Washington

Yates: I Warned the White House That Flynn Was ‘Compromised’

Clapper said he didn't know of any "unmasking" for political purposes. (Rob Kunzig/Morning Consult)

Former acting Attorney General Sally Yates told the White House just a few days into Donald Trump’s presidency that his national security adviser, Michael Flynn, had been “compromised” by the Russians.

According to the timeline she laid out during a Senate Judiciary subcommittee hearing Monday, Flynn remained in his position until 18 days after that warning, when he was forced to resign after press accounts revealed that he misled Vice President Mike Pence about his conversations with Russian officials.

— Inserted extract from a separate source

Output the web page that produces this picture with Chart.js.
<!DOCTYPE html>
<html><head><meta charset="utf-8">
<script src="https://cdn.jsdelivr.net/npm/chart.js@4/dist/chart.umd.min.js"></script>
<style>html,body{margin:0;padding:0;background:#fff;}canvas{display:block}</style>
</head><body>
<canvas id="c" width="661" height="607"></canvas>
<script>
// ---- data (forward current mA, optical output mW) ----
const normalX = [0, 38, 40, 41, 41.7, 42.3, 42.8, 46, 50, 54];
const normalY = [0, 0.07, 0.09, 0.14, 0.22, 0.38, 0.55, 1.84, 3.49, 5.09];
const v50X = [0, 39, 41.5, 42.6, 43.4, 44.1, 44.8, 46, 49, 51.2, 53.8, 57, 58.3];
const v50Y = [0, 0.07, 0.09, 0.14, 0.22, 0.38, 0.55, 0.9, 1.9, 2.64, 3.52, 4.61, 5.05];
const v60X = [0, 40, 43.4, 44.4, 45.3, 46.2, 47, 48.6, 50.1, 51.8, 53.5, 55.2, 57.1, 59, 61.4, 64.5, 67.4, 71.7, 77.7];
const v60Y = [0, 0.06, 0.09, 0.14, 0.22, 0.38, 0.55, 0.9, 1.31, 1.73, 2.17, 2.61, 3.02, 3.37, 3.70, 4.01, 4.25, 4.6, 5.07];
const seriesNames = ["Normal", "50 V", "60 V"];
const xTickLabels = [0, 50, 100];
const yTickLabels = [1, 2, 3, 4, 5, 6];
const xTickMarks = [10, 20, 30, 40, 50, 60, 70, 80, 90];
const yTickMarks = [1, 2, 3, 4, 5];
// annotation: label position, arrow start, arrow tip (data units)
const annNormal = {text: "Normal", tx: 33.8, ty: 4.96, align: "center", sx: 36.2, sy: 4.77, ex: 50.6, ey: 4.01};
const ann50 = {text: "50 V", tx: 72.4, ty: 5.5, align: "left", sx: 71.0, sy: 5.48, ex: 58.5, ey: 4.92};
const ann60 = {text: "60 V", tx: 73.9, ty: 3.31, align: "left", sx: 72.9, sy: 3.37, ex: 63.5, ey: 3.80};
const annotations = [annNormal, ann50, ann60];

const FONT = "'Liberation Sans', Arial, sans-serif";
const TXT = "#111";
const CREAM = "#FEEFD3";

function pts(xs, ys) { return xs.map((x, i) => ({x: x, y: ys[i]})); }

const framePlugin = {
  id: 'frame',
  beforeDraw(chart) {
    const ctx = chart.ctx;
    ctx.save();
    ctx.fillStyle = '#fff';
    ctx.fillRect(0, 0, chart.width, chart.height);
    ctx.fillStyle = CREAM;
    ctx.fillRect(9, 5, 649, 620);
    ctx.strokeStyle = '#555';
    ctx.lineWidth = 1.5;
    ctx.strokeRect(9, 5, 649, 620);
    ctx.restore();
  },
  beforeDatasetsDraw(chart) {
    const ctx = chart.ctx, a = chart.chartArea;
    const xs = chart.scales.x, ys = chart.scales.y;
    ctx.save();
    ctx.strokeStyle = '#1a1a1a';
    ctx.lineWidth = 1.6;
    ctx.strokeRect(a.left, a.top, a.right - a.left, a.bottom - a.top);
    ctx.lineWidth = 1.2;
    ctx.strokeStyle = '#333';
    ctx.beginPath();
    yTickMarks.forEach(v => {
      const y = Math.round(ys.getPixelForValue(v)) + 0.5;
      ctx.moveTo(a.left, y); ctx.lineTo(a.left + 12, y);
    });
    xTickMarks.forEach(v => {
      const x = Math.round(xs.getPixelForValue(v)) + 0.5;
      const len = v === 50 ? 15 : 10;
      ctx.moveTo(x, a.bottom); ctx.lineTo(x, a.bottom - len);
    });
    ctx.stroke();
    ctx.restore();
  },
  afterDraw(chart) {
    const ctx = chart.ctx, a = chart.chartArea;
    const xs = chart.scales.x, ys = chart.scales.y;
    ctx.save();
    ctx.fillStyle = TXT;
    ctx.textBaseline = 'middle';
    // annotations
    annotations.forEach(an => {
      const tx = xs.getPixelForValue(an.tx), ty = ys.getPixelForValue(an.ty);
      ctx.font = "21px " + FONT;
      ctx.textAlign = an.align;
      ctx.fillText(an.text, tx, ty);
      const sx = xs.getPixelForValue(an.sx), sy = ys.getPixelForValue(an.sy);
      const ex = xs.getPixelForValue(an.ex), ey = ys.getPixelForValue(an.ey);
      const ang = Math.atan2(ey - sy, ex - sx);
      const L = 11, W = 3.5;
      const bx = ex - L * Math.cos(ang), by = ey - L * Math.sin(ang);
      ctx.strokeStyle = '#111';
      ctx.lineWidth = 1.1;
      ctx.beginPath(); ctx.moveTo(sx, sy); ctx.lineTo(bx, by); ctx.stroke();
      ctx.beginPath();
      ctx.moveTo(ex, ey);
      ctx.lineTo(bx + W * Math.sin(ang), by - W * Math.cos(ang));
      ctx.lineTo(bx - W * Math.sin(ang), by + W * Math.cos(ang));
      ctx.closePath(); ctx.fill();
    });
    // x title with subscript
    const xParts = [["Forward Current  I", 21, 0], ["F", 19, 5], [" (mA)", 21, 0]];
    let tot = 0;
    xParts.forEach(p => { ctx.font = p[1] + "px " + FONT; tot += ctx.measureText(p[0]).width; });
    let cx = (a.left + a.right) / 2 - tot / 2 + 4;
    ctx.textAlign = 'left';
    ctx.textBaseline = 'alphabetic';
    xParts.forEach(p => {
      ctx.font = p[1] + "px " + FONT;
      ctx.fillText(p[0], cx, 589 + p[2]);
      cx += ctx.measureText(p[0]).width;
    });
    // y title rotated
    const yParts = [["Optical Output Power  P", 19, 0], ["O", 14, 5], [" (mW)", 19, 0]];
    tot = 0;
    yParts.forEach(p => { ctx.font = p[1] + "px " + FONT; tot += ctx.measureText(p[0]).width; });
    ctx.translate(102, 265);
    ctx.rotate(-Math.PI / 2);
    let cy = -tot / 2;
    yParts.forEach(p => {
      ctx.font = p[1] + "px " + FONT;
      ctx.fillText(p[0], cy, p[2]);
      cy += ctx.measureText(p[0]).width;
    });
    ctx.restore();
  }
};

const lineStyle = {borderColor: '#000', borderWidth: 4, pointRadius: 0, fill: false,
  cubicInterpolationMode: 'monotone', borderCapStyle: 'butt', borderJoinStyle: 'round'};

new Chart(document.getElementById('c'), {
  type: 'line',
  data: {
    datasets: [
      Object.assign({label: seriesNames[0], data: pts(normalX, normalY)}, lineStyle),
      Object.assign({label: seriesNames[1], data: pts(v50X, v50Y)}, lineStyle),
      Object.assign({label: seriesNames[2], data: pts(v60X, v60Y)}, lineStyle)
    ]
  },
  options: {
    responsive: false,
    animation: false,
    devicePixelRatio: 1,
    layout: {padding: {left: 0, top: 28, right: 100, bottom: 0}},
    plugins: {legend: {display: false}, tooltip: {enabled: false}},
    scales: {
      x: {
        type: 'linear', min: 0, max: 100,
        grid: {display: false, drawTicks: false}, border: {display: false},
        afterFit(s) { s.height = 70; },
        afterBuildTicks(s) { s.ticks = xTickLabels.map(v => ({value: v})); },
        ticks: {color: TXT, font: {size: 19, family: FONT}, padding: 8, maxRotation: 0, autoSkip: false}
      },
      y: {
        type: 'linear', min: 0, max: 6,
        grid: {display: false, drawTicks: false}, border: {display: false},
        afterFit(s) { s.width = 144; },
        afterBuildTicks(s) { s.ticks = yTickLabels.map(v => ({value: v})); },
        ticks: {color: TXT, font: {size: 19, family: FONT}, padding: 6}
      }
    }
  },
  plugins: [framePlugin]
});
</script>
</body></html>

“That’s certainly how it appeared,” she said, when asked if she believed Flynn lied to Pence about discussing sanctions with Russian Ambassador Sergey Kislyak. In doing so, she said, Flynn put himself in a position where he “essentially could be blackmailed by the Russians.”

“You don’t want your national security adviser compromised with the Russians,” Yates said.

Yates said she met twice with Trump’s top lawyer, White House Counsel Don McGahn, where she laid out her concerns about Flynn. She was asked to resign a few days later after refusing to defend the Trump administration’s controversial executive order banning travel from several predominantly Muslim countries.

Before she left, she said her office had begun to set up meetings where White House officials could review documents related to Flynn’s contact with Kislyak, but because of the timing of her ouster, she did not know if that meeting ever happened.

Yates appeared Monday alongside former Director of National Intelligence James Clapper. Clapper said Monday he was unaware of the Federal Bureau of Investigation’s counterintelligence investigation into Russian meddling in the 2016 election — and potential ties to Trump associates — until FBI Director James Comey revealed it publicly in a March 20 hearing.

In his opening statements, Clapper also weighed in on the practice of “unmasking,” which White House officials have suggested is improper and inherently political. Clapper said that “at no time did I ever” request the identity of someone swept up in incidental collections of foreign intelligence “for personal or political purposes.”

He also said he was “unaware of any instance of such abuse by anyone else.”

While Democrats on the committee focused heavily on questions about Flynn and Russian meddling, Republicans mostly criticized Yates for her handling of the travel ban lawsuit and raised their own questions about government leaks.

Yates and Clapper denied ever sharing classified information with reporters.